La baguette française a été inscrite au patrimoine culturel immatériel de l’humanité par l’Unesco / Photo: Reuters (Reuters)

“J'étais étonnée de voir la baguette dans une liste de patrimoine (rire). Je consomme trois baguettes par semaine. En arrivant de Iakoutie au Nord Est de Sibérie ici, j’avais déjà cette idée de la France mais je me suis rendue compte que c’était vrai. J'ai vu que les Français en consommaient beaucoup. J'étais impressionnée par la taille des sandwiches aussi”, raconte Tuya 32, enseignante de langue russe, en sortant de sa boulangerie de quartier dans le 18e arrondissement.

Tous les jours, douze millions de consommateurs poussent la porte d’une boulangerie et plus de six milliards de baguettes sortent des fournils chaque année en France. Sur Twitter, le président Emmanuel Macron a salué “250 grammes de magie et de perfection dans nos quotidiens. Un art de vivre à la française”, ajoutant: “nous nous battions depuis des années avec les boulangers et le monde de la gastronomie pour sa reconnaissance.

“C’est une reconnaissance pour la communauté des artisans boulangers-pâtissiers. (…) La baguette, c’est de la farine, de l’eau, du sel, de la levure et le savoir-faire de l’artisan”, s’est félicité le président de la Confédération nationale de la boulangerie-pâtisserie française, Dominique Anract, dans un communiqué.

“C’est une fierté. Je voyage un peu et la baguette française, c’est réputé dans le monde entier. L’important c’est vraiment la farine. La farine française est importée de l’étranger. Une baguette française ne peut se faire qu’avec la farine française. Le métier sera mis en valeur. Ce n’est pas que de la farine, du sel, de l’eau et de levure. C’est simple et technique à la fois”, indique Smain Yahiaoui, boulanger-pâtissier, établi aux Etats-Unis.

Avec cette inscription, “l’Unesco souligne qu’une pratique alimentaire peut constituer un patrimoine à part entière, qui nous aide à faire société”, a déclaré Audrey Azoulay, directrice générale de cette agence des Nations unies.

Une baguette réglementée

Apparue au début du XXe siècle à Paris, la baguette est aujourd’hui le premier pain consommé en France. Le choix de présenter la candidature de la baguette de pain avait été effectué au début de 2021 par la France, qui l’avait préférée aux toits de zinc de Paris et à une fête vinicole jurassienne. Cette reconnaissance est particulièrement importante compte tenu des menaces qui pèsent sur ce savoir-faire, comme l’industrialisation et la baisse du nombre de boulangeries-pâtisseries, surtout dans les communes rurales.

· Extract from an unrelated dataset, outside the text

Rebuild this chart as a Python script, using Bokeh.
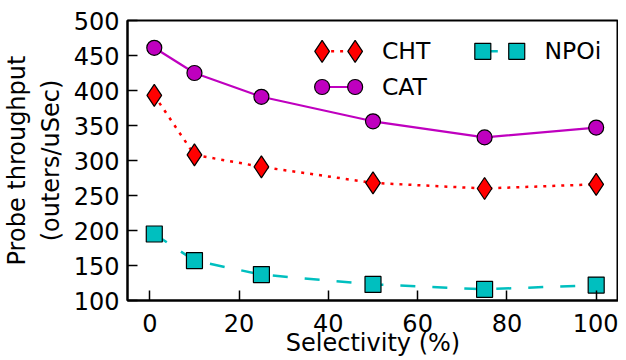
from bokeh.plotting import figure
from bokeh.models import Range1d, FixedTicker
from bokeh.embed import file_html
from bokeh.resources import INLINE
from bokeh.core.properties import value

# ---- data ----
selectivity = [1, 10, 25, 50, 75, 100]
cht = [393, 308, 291, 268, 260, 266]
cat = [461, 425, 391, 356, 333, 347]
npoi = [195, 157, 137, 123, 116, 122]
x_ticks = [0, 20, 40, 60, 80, 100]
y_ticks = [100, 150, 200, 250, 300, 350, 400, 450, 500]
series_names = ["CHT", "CAT", "NPOi"]

FONT = "DejaVu Sans"
RED = "#ff0000"
MAG = "#bf00bf"
CYAN = "#00bfbf"
DOT = "3 6"
DASH = "15 17"

p = figure(width=618, height=359, output_backend="svg", toolbar_location=None,
           x_range=Range1d(-5, 105), y_range=Range1d(100, 500),
           min_border_left=118, min_border_right=0, min_border_top=20, min_border_bottom=0)

p.xgrid.visible = False
p.ygrid.visible = False
p.outline_line_color = "black"
p.outline_line_width = 2
p.outline_line_alpha = 1.0
p.background_fill_color = "white"
p.border_fill_color = "white"

for ax in (p.xaxis[0], p.yaxis[0]):
    ax.axis_line_width = 2
    ax.axis_line_color = "black"
    ax.major_tick_in = 10
    ax.major_tick_out = 0
    ax.major_tick_line_width = 1.5
    ax.minor_tick_line_color = None
    ax.major_label_text_font = FONT
    ax.major_label_text_font_size = "24px"
    ax.major_label_text_color = "black"
    ax.axis_label_text_font = FONT
    ax.axis_label_text_font_size = "24px"
    ax.axis_label_text_font_style = "normal"
    ax.axis_label_text_color = "black"

p.xaxis.ticker = FixedTicker(ticks=x_ticks)
p.yaxis.ticker = FixedTicker(ticks=y_ticks)
p.xaxis.axis_label = "Selectivity (%)"
p.yaxis.axis_label = "Probe throughput\n(outers/uSec)"
p.xaxis.major_label_standoff = 13
p.xaxis.axis_label_standoff = -6
p.yaxis.major_label_standoff = 8
p.yaxis.axis_label_standoff = 6

# ---- series ----
p.line(selectivity, cat, line_color=MAG, line_width=2.2)
p.scatter(selectivity, cat, marker="circle", size=15, fill_color=MAG,
          line_color="black", line_width=1.2)

p.line(selectivity, cht, line_color=RED, line_width=2.5, line_dash=DOT)
p.scatter(selectivity, cht, marker="diamond", size=22, fill_color=RED,
          line_color="black", line_width=1.2)

p.line(selectivity, npoi, line_color=CYAN, line_width=2.5, line_dash=DASH)
p.scatter(selectivity, npoi, marker="square", size=16, fill_color=CYAN,
          line_color="black", line_width=1.2)

# ---- manual legend (two markers per entry, matplotlib style) ----
def legend_entry(x0, x1, xt, y, label, color, marker, size, dash):
    p.line([x0, x1], [y, y], line_color=color, line_width=2.2 if dash is None else 2.5,
           line_dash=dash if dash else "solid")
    p.scatter([x0, x1], [y, y], marker=marker, size=size, fill_color=color,
              line_color="black", line_width=1.2)
    p.text([xt], [y], text=[label], text_font=value(FONT), text_font_size="23.5px",
           text_baseline="middle", text_align="left", text_color="black")

legend_entry(38.6, 46.0, 52.0, 456, series_names[0], RED, "diamond", 22, DOT)
legend_entry(38.6, 46.0, 52.0, 405, series_names[1], MAG, "circle", 15, None)
legend_entry(74.6, 82.2, 88.4, 456, series_names[2], CYAN, "square", 16, DASH)

open("out.html", "w").write(file_html(p, INLINE))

“Tout le monde passe au congelé, or la baguette doit être faite sur place. La réglementation des baguettes, c’était pour protéger les artisans. Ce que l’industriel ne pouvait pas faire, ça lui coûte plus d’argent. Avec la réglementation, il y a un poids sur la baguette. On retrouve plus ou moins la même baguette selon les boulangeries”, précise Smain Yahiaoui.

En 1970, on comptait quelque 55 000 boulangeries artisanales (une boulangerie pour 790 habitants) contre 35 000 aujourd’hui (une pour 2 000 habitants). En constante évolution, la baguette “de tradition” est strictement encadrée par un décret de 1993, qui vise à protéger les artisans boulangers et leur impose en même temps des exigences très strictes, comme l’interdiction des additifs.

La baguette est utilisée dans “les jeux vidéo, il y a le mot French baguette. Notre expertise est reconnue jusque dans ce monde-là”, se targue Paul, gérant de Cargonautes, qui vient de livrer des baguettes dans le 15e arrondissement parisien.

Et la baguette fait aussi l’objet de concours nationaux, lors desquels les baguettes sont tranchées en longueur pour permettre au jury d’évaluer l’alvéolage et la couleur de la mie, “crème” dans l’idéal. Pourtant “la baguette c’est plus une forme qu’une spécificité. C’est un mot général. On ne peut pas appeler une baguette, une tradition. Sur le plan nutritif, la baguette tradition est bien meilleure car la fermentation est assez longue. Les enzymes ont fait leur travail. Il n’y a pas vraiment de réglementation sur le pain complet”, avance Smain Yahiaoui. Il rejoint le propos de l’historien Steven Kaplan qui estime qu’en unifiant sous un terme générique des produits de qualités très inégales, cela ajoute à la confusion.